▸ **WHAT THE TASK ASKS**:
Take every line that has the string "matches" and copy it out.

▸ **Entries from a dataset**:
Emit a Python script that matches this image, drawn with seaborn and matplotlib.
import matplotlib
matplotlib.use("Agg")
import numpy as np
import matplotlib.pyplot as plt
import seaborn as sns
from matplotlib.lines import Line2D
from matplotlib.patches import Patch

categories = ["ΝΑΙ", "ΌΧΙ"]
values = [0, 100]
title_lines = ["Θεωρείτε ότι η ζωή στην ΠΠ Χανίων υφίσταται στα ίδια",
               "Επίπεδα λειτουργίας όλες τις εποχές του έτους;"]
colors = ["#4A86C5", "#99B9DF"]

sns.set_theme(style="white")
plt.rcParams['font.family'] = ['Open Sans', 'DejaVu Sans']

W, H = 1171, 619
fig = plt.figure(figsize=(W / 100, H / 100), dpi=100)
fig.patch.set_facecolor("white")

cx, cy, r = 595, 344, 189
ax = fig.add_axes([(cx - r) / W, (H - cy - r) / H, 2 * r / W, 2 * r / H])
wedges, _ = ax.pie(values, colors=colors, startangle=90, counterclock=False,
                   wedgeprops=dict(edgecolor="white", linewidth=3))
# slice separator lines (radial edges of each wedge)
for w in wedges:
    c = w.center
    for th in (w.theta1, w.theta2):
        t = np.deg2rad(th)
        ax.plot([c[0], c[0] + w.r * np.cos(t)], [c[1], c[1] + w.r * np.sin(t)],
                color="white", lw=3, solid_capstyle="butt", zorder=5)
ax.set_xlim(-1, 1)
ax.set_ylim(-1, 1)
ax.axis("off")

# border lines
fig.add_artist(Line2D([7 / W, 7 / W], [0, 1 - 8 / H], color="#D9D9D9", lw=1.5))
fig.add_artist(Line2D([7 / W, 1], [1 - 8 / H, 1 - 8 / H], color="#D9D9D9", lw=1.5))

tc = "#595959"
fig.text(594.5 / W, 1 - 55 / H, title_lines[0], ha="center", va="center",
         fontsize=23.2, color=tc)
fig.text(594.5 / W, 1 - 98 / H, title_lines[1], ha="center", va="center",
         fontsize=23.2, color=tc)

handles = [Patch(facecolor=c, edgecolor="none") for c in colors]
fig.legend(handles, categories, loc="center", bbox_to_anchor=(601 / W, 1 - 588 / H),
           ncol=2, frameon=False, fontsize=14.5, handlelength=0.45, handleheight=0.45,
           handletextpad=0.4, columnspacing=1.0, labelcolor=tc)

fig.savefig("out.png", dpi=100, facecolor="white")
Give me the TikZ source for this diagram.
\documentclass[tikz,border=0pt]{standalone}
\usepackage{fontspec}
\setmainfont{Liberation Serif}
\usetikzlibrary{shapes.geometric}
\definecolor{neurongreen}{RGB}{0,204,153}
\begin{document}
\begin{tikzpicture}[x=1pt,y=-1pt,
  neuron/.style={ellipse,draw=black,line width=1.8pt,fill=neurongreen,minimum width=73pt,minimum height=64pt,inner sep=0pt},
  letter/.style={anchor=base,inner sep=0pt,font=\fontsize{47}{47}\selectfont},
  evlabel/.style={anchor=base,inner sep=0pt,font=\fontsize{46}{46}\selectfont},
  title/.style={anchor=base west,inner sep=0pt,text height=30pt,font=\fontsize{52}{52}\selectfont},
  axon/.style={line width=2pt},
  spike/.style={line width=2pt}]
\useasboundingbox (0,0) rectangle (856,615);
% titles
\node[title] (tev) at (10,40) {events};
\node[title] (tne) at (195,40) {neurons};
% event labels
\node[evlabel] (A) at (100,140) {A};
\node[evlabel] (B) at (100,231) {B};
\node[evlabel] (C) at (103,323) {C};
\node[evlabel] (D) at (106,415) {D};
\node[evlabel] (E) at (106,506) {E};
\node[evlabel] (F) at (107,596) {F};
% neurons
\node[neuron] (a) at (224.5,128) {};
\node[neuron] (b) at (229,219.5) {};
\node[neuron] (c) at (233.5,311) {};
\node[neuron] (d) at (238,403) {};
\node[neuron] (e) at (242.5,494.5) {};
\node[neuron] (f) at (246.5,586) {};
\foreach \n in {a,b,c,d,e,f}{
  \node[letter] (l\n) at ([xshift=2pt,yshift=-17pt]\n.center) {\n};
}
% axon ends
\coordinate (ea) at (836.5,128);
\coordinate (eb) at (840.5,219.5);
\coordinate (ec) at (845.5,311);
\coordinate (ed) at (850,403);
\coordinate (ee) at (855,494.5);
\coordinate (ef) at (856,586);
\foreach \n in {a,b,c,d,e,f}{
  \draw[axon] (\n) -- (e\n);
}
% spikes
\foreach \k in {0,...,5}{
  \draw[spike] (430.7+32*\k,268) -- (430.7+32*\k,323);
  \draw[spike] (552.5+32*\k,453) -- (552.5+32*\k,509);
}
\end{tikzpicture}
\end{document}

==

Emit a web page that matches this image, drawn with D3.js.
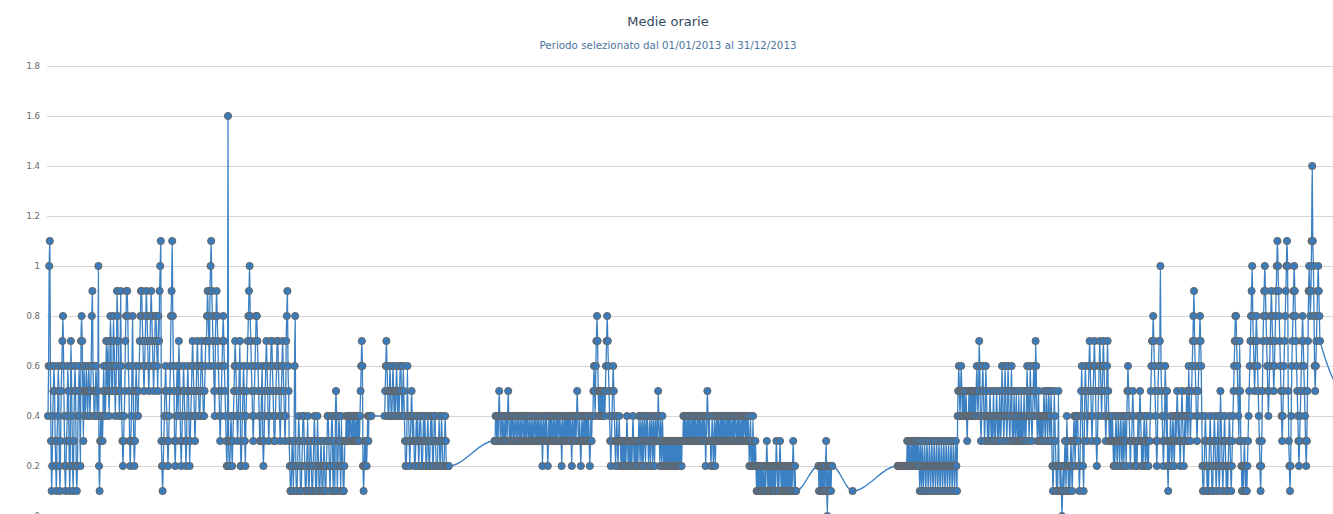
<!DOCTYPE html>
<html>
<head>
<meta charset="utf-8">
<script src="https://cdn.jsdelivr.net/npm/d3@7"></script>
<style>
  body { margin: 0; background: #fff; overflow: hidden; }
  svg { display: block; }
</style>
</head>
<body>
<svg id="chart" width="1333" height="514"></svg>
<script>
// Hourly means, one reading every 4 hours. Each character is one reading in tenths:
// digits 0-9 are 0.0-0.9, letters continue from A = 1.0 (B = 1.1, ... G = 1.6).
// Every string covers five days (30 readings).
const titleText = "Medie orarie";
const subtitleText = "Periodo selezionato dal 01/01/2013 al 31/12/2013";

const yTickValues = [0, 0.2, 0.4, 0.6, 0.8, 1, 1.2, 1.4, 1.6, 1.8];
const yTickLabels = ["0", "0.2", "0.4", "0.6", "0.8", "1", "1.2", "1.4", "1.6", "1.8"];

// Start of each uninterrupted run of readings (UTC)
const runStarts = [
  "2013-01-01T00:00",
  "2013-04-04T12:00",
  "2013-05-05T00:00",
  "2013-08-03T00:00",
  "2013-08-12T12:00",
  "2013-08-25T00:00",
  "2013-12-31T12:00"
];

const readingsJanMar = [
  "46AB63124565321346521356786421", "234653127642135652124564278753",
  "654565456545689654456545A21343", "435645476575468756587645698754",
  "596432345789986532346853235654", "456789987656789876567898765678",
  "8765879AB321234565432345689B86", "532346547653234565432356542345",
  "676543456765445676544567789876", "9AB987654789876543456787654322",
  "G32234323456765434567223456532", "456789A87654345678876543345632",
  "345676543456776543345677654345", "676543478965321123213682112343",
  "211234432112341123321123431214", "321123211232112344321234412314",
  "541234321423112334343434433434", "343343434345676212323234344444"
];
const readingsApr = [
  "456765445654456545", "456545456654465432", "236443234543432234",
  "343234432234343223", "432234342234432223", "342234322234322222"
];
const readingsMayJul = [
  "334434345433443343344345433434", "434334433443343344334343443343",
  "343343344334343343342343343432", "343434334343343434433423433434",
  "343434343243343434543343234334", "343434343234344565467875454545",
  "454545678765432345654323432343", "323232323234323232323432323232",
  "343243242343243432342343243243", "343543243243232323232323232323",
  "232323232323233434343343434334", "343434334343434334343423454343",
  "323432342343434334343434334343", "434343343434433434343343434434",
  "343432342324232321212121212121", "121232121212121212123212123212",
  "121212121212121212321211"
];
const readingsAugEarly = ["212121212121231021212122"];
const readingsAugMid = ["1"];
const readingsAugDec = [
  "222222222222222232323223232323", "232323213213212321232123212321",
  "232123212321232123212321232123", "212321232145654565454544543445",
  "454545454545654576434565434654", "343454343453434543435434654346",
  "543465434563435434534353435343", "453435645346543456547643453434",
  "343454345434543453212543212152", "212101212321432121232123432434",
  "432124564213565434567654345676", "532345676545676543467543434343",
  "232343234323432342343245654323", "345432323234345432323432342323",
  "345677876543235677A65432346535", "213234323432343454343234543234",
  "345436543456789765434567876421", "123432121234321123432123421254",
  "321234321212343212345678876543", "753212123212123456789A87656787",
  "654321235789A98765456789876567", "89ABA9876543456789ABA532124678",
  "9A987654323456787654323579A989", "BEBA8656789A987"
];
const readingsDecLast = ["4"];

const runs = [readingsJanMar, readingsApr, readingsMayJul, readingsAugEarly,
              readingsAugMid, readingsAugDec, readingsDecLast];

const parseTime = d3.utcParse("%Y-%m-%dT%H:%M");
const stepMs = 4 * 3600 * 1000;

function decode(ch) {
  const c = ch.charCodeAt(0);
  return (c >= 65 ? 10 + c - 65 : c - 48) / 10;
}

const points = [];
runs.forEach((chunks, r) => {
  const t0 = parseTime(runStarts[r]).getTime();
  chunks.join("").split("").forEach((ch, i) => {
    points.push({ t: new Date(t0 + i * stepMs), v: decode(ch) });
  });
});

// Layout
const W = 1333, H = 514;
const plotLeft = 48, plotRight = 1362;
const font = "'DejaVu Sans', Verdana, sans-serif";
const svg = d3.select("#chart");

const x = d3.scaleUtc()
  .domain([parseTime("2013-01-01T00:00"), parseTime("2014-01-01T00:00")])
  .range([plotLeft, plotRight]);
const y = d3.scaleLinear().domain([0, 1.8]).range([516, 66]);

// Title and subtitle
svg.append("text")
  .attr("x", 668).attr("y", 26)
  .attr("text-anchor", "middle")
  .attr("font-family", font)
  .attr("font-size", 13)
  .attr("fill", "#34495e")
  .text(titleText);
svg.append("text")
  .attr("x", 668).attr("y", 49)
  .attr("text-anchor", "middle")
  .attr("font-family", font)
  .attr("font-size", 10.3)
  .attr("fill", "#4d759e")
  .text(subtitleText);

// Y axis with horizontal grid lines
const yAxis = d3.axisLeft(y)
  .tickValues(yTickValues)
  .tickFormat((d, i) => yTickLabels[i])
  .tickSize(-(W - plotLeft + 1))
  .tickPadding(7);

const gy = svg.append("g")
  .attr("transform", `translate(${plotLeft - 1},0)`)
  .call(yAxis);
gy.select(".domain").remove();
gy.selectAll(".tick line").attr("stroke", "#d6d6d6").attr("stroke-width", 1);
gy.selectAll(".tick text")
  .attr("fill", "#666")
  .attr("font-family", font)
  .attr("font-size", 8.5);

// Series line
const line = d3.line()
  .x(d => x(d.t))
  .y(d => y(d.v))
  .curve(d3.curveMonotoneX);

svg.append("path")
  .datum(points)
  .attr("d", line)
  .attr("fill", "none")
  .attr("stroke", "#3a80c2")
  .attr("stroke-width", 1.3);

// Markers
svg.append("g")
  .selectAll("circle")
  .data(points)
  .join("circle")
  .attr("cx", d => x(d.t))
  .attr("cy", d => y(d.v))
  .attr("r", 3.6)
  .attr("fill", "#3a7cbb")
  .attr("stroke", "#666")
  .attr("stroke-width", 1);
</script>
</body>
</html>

▸ **COMPLETED EXERCISE**:
Emit a Python script that matches this image, drawn with seaborn and matplotlib.
Emit a web page that matches this image, drawn with D3.js.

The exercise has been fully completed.